▶ EXERCISE INPUT
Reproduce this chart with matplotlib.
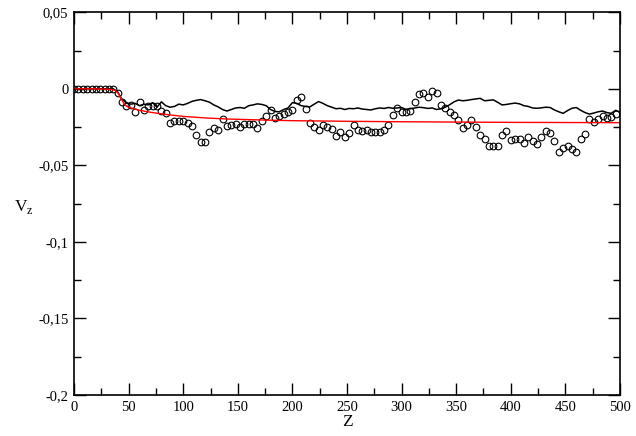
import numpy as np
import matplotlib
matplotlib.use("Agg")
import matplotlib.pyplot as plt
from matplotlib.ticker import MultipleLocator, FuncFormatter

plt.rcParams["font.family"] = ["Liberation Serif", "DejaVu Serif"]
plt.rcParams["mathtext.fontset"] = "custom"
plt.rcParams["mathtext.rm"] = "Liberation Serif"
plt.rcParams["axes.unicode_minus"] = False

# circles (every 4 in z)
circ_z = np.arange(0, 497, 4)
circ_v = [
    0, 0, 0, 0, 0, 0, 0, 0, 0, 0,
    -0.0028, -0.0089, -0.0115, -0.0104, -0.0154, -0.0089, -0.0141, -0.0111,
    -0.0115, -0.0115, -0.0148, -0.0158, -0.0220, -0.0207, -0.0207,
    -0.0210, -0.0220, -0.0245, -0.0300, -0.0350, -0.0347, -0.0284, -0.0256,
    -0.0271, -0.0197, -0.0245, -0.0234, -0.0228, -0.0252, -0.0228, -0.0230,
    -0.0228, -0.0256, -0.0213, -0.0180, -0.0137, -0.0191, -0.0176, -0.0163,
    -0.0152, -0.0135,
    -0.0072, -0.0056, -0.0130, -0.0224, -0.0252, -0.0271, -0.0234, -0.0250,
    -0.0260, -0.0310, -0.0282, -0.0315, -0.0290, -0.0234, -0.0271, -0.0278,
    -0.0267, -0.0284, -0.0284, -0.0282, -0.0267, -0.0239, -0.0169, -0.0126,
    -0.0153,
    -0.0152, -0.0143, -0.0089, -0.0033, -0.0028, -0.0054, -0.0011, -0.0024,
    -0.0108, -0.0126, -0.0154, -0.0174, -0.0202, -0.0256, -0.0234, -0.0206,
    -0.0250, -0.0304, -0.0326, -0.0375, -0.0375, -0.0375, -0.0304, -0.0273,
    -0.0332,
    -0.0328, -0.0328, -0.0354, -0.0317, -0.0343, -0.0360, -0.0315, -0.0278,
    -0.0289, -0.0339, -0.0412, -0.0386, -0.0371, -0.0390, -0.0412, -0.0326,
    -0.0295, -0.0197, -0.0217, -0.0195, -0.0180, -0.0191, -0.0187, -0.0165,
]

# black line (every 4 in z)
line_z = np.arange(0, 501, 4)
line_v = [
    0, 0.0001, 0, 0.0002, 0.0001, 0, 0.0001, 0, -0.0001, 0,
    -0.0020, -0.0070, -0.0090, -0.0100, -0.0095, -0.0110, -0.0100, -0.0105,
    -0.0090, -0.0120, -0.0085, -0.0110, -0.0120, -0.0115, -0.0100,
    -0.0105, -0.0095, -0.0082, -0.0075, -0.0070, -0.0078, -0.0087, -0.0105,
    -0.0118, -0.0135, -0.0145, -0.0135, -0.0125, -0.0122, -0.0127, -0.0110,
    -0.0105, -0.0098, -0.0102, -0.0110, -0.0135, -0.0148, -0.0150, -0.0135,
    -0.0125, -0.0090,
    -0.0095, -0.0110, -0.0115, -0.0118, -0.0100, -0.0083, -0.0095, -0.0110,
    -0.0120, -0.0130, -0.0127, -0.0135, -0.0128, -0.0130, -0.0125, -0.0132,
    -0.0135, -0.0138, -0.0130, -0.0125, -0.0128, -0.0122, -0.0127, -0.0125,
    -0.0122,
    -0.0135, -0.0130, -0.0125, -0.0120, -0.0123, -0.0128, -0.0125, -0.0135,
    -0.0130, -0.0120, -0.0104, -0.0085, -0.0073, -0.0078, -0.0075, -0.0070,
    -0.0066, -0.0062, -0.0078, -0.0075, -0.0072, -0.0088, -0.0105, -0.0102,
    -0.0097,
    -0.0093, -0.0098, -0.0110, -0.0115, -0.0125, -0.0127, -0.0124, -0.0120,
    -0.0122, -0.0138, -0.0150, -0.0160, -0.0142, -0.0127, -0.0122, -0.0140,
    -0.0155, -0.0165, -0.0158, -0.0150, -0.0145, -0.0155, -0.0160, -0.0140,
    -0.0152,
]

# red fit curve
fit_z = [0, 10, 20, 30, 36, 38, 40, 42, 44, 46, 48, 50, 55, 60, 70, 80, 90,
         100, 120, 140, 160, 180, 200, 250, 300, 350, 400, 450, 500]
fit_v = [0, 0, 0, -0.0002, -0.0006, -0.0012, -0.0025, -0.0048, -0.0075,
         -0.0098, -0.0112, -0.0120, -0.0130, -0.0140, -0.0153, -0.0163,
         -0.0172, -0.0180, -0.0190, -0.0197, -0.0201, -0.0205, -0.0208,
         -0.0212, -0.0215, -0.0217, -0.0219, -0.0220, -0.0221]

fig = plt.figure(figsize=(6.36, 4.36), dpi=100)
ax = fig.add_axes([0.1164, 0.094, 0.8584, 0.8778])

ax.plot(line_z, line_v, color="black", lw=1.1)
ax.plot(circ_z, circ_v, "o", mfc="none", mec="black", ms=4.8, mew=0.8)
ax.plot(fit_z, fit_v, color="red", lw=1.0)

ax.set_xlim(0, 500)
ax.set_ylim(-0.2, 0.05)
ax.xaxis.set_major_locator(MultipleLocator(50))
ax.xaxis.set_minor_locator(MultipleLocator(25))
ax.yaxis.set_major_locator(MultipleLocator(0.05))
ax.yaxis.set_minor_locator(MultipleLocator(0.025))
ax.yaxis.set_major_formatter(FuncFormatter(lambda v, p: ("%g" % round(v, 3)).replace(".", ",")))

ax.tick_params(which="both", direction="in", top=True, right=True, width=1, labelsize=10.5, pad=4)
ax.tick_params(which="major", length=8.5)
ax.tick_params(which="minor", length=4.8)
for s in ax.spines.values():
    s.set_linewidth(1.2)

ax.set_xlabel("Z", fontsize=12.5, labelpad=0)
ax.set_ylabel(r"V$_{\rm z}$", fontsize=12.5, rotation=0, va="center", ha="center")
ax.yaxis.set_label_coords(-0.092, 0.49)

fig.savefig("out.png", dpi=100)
--
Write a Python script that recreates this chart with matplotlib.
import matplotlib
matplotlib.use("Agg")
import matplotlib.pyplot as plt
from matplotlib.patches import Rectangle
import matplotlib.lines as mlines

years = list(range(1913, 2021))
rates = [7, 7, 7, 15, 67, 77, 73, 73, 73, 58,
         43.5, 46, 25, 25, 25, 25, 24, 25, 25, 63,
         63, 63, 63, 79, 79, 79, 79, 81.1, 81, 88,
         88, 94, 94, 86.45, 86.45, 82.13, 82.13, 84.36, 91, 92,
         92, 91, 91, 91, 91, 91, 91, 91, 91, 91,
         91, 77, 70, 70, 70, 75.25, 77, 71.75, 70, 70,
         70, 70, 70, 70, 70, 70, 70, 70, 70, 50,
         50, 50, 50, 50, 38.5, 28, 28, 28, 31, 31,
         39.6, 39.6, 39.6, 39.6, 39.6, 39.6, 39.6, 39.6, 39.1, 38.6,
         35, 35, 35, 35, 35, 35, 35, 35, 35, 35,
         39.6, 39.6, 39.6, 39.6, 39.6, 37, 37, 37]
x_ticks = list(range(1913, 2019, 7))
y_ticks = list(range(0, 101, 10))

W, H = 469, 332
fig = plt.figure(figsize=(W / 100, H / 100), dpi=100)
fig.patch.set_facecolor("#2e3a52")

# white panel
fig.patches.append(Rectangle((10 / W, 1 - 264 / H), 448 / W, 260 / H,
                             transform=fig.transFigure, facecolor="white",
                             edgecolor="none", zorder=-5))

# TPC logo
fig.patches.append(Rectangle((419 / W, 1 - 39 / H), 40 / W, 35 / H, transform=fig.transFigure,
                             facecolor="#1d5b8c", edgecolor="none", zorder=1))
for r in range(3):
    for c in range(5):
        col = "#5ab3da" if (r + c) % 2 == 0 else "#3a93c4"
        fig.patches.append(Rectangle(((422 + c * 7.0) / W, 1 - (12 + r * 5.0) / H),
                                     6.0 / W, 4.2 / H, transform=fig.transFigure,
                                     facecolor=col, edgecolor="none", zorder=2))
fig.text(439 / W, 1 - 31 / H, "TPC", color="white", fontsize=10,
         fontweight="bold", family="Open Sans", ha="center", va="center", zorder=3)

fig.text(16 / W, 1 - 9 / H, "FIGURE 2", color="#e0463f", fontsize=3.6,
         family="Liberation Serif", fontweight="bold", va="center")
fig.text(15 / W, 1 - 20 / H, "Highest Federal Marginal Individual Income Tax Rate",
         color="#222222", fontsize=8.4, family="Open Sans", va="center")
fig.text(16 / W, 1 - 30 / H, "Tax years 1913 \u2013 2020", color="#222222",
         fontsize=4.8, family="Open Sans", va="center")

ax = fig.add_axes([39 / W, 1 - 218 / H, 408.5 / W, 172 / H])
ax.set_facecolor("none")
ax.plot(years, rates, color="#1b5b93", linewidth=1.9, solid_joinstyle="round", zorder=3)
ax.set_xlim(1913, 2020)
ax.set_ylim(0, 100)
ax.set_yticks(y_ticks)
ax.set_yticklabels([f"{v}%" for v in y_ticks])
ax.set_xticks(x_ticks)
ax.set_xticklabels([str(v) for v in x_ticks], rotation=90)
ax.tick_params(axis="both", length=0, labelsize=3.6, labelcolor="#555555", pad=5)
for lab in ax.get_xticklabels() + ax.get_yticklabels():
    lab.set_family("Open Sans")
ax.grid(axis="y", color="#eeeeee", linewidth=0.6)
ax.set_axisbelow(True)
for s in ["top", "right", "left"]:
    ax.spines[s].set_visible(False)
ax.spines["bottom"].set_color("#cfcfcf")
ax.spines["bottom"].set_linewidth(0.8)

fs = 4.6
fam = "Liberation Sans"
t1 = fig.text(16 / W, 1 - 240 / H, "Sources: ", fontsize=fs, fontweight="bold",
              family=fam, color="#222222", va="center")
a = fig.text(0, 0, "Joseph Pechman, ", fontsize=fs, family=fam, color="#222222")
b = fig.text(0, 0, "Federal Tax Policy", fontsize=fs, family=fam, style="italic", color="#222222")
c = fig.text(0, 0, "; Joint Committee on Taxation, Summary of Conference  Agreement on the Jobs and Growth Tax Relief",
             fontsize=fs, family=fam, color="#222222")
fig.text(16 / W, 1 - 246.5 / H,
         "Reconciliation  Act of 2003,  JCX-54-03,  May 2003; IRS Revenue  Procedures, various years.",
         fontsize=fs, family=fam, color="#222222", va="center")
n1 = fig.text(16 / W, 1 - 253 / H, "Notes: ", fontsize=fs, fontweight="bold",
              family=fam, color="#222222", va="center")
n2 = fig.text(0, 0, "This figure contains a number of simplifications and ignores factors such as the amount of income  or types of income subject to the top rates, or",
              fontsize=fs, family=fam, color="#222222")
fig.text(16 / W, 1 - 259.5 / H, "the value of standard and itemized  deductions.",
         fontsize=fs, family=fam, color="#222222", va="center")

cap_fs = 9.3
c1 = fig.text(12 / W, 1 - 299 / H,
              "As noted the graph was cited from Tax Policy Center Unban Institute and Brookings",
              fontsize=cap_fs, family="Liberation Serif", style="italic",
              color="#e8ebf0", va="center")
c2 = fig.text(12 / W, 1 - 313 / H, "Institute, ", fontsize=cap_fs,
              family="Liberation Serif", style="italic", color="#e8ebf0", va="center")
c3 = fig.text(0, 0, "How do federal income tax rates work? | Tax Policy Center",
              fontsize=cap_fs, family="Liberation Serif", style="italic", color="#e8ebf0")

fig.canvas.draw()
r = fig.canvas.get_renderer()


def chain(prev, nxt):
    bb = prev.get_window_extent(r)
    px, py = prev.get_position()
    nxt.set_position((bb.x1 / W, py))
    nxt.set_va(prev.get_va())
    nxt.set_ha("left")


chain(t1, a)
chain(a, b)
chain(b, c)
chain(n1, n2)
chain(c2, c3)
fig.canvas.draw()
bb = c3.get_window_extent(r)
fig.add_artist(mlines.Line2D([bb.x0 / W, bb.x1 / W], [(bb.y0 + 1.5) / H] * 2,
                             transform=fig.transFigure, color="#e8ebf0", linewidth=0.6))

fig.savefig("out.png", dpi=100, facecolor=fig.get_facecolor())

▶ WRITTEN PROBLEM
From the line containing "Reproduce this chart with matplotlib." through the line containing "from matplotlib.ticker import", copy every line above exactly, without pictures.

▶ RESULT BELOW
Reproduce this chart with matplotlib.
import numpy as np
import matplotlib
matplotlib.use("Agg")
import matplotlib.pyplot as plt
from matplotlib.ticker import MultipleLocator, FuncFormatter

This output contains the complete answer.